Natürlich gebe es Familien, die angesichts der mutierten Virusvarianten Bedenken haben, ob dieser Schritt zu früh kommt, sagt sie. Schließlich gebe es auch viele, die Kontakt mit Risikopatienten haben. Aus diesem Grund gebe es auch weiterhin die Befreiung vom Präsenzunterricht, die aus Wahrnehmung des GEB in geringem Maße genutzt werde.
Ob alle ihre Klassenkameraden nach drei Monaten Homeschooling am Montag wieder da waren, kann Marie gar nicht so richtig abschätzen. „Wir sind ja nur auf dem Pausenhof alle zusammen – mit Maske und Abstand.“Ein Trend lasse sich nicht ausmachen, sagt Isabella Emhardt, Rektorin
der Bodensee-Schule. „Es gibt Klassen, in denen die Hälfte der Kinder im Fernunterricht bleibt, und in anderen Klassen sind es nur zwei, drei Kinder.“Um Sorgen auszuräumen und eine größtmögliche Sicherheit zu bieten, hat die Stadt Friedrichshafen alle Schulen mit Schnelltests versorgt – egal ob unter privater oder städtischer Trägerschaft. Einzige Ausnahme: die beruflichen Schulen.
„Die Stadt ist hier in Vorleistung zur Ankündigung des Kultusministeriums gegangen“, sagt Rooschüz. „Das ist super.“Zumindest bis Ostern können die Schulen einmal pro Woche testen.
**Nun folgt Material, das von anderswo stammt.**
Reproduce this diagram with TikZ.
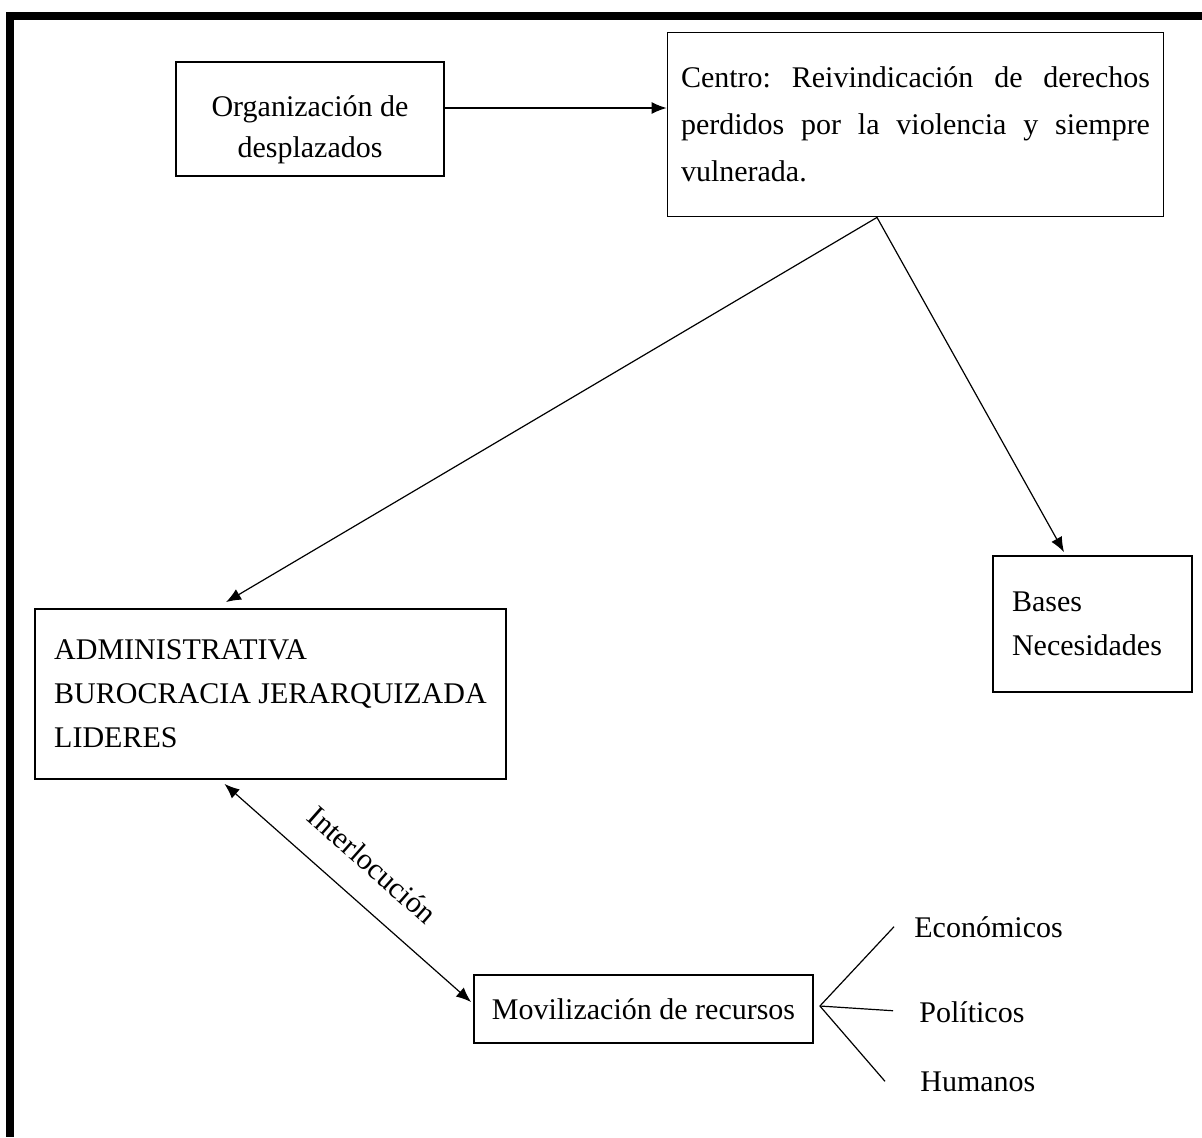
\documentclass[tikz,border=0pt]{standalone}
\usepackage{fontspec}
\setmainfont{Liberation Serif}
\usepackage{tikz}
\usetikzlibrary{arrows.meta}
\usetikzlibrary{positioning}
\frenchspacing
\tikzset{arr/.style = {-{Latex[length=7.5pt,width=6pt]}, line width=0.6pt}}
\tikzset{dblarr/.style = {{Latex[length=7.5pt,width=6pt]}-{Latex[length=7.5pt,width=6pt]}, line width=0.6pt}}
\tikzset{box/.style = {draw, line width=0.9pt, inner sep=0, font=\fontsize{15}{22}\selectfont}}
\tikzset{lbl/.style = {inner sep=0, font=\fontsize{15}{22}\selectfont}}

\begin{document}
\begin{tikzpicture}[x=0.5pt, y=-0.5pt]
      \useasboundingbox (0, 0) rectangle (1202, 1137);
      \fill (6, 12) rectangle (1202, 20);
      \fill (6, 12) rectangle (14, 1137);
      \node [box, minimum width=134pt, minimum height=57pt, align=center,
             font=\fontsize{15}{20.5}\selectfont] (org) at (310, 119) {\rule{0pt}{21pt}Organizaci\'on de\\desplazados};
      \node [box, minimum width=248pt, minimum height=92pt, text width=234.5pt, align=justify,
             font=\fontsize{15}{23.5}\selectfont] (centro) at (915.5, 124.5)
            {Centro: Reivindicaci\'on de derechos\linebreak perdidos por la violencia y siempre\linebreak vulnerada.};
      \node [box, minimum width=235.5pt, minimum height=85pt, align=left] (admin) at (270.5, 694)
            {ADMINISTRATIVA\\BUROCRACIA JERARQUIZADA\\LIDERES};
      \node [box, minimum width=99.5pt, minimum height=68pt, text width=80.5pt, align=left] (bases) at (1092.5, 624)
            {Bases\\Necesidades\\[4pt]};
      \node [box, minimum width=169.5pt, minimum height=34pt] (movil) at (643.5, 1009) {Movilizaci\'on de recursos};
      \node [lbl, anchor=base west] (eco) at (914, 937) {Econ\'omicos};
      \node [lbl, anchor=base west] (pol) at (919, 1022) {Pol\'iticos};
      \node [lbl, anchor=base west] (hum) at (920, 1091) {Humanos};
      \coordinate (fork) at ([xshift=3pt, yshift=1.5pt]movil.east);
      % arrows
      \draw [arr] ([yshift=5.5pt]org.east) -- ([yshift=5.5pt]org.east -| centro.west);
      \draw [arr] ([xshift=-19.25pt]centro.south) -- ([xshift=-22.25pt, yshift=3pt]admin.north);
      \draw [arr] ([xshift=-19.25pt]centro.south) -- ([xshift=-14.25pt, yshift=1.5pt]bases.north);
      \draw [dblarr] ([xshift=-23pt, yshift=-2pt]admin.south) -- node [lbl, midway, sloped, above=13pt] {Interlocuci\'on}
            ([xshift=-1pt, yshift=3.5pt]movil.west);
      % branches
      \draw [line width=0.6pt] (fork) -- ([xshift=-10pt]eco.west);
      \draw [line width=0.6pt] (fork) -- ([xshift=-13pt, yshift=0.5pt]pol.west);
      \draw [line width=0.6pt] (fork) -- ([xshift=-17.5pt]hum.west);
    \end{tikzpicture}
\end{document}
Und regelmäßige Tests seien ein wichtiger Baustein, um die Pandemie zu bekämpfen. Grundsätzlich sollen sich die Schüler sich selbst testen. Bei den Jüngsten geht das noch nicht. Und weil es für den gesamten Testvorgang Zeit und Geschick benötige, haben sich an einigen Schulen fachkundige Eltern zur Unterstützung bereit erklärt. „Dann können sich die Lehrer auf den Unterricht konzentrieren“, hebt Utz vor.
Auch Steffen Rooschüz lobt die improvisierten Lösungen, mahnt aber gleichzeitig: „Für die Zeit nach Ostern benötigen wir aber eine einfachere Teststrategie beziehungsweise in der Handhabung einfachere Tests.“Grundsätzlich tun die Schulen ihr Möglichstes, um den Besuch des Präsenzunterrichts so sicher wie möglich zu gestalten. So gibt es für verschiedene Klassenstufen unterschiedliche Eingänge oder gestaffelte Unterrichts- und Pausenzeiten. „Wir haben gefühlt tausend Pläne erstellt, damit die Klassen sich nicht mischen“, berichtet Emhardt. So gebe es an der Bodensee-Schule eigene Pausenräume und getrennte Essenszeiten mit Hygienekonzepten. „Und im Speisesaal hoffen wir, ab Donnerstag ein Filtersystem zusätzlich zu haben.“
Die Schulöffnungen wecken bei den Schulleitern allerdings auch zwiespältige Gefühle. Einerseits freuen sie sich, dass Leben in die Schulen zurückkehrt.
Andererseits ist klar, wenn noch mehr Schüler nach Ostern in den Präsenzunterricht kommen, lassen sich die Abstände nicht mehr einhalten. „Tief im Inneren habe ich kein gutes Gefühl“, gesteht Sabine Schuler-Seckinger.